In more than 20 years in education, I believe we have a once-in-a-career opportunity to make this breakthrough. We have a shared national endeavour to close the attainment gaps in our schools, with a focus on the poverty-related attainment gap. I have had the privilege of providing educational leadership to the Scottish Attainment Challenge and have been struck by the renewed focus and energy in every school on defining what this agenda looks like and the action being taken to address it.
“Closing the gap” is a shorthand expression for all of our work to interrupt the cycle of deprivation and the impact it has on children’s progress and achievement but this does not mean all young people achieving the same outcomes. We achieve different things at different levels. We want to remove a stubborn pattern between lower attainment and living in poverty.
At school level, particularly in primary schools, we need to make more use of data to ensure that we target resources and close any gaps. We should not fear data and we should use it to focus improvement activity. As Professor John Hattie, the leading education researcher, says: ”We need to use data as a treasure hunt for what’s working, not a witch hunt for what’s not.”
The new data on children’s achievement of Curriculum for Excellence levels shows some interesting trends. For example, some schools seem to make good early progress with many children achieving national standards in literacy and numeracy by the end of Primary 1 (80-90 per cent) but this progress is not always maintained and by primary seven in a few schools this drops as low as 20-30 per cent. More effective action is needed to monitor this closely and intervene quickly to ensure that early gains continue over time.

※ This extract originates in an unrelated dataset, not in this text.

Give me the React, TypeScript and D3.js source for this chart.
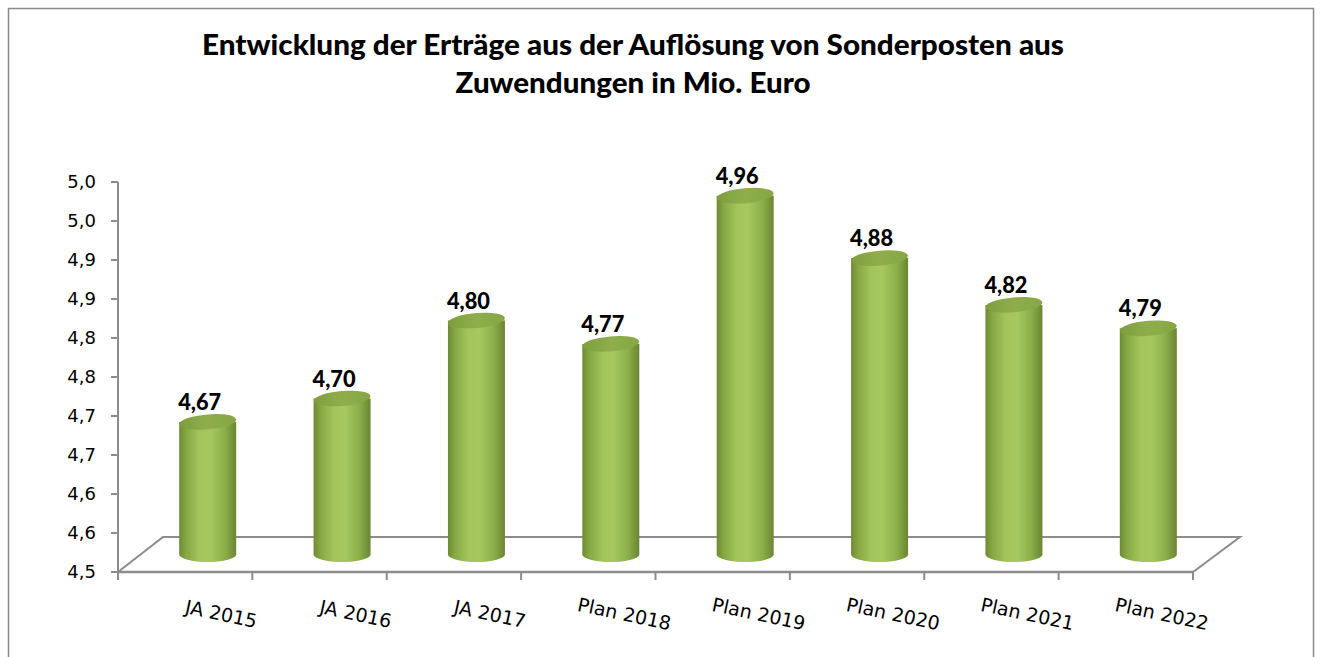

The outcomes of the educational governance review provide an opportunity to strengthen further the national endeavour to close the attainment gap. For the first time, teams of educationalists from a range of organisations will work together in regional collaboratives to support improvement in schools. These teams will work alongside schools to help them to implement the changes needed to close attainment gaps, led by a regional director.
We need the best educational leaders for these roles. For many senior educationalists this would be a dream job: getting to focus on improving the curriculum, learning, teaching and children’s progress day in, day out without a remit of other responsibilities, which is the challenge for many senior local authority officers at present.
As a senior leader in Education Scotland taking up the role as Interim HM Chief Inspector, I work with partners to ensure our organisation fulfils its potential and our enhanced remit arising. We are in a privileged position, working daily with teachers and learners.
We will use the learning and evidence to share good practice and drive improvement through our contribution to the regional collaboratives.
We must also focus on the educational rationale and benefits of this new level of collaboration rather than sap energy out of the system, fixating over structures or engaging in a turf war. We need to move quickly to establish collaborative teams; this is about culture and capacity, not structure. As the quote says, the children cannot wait.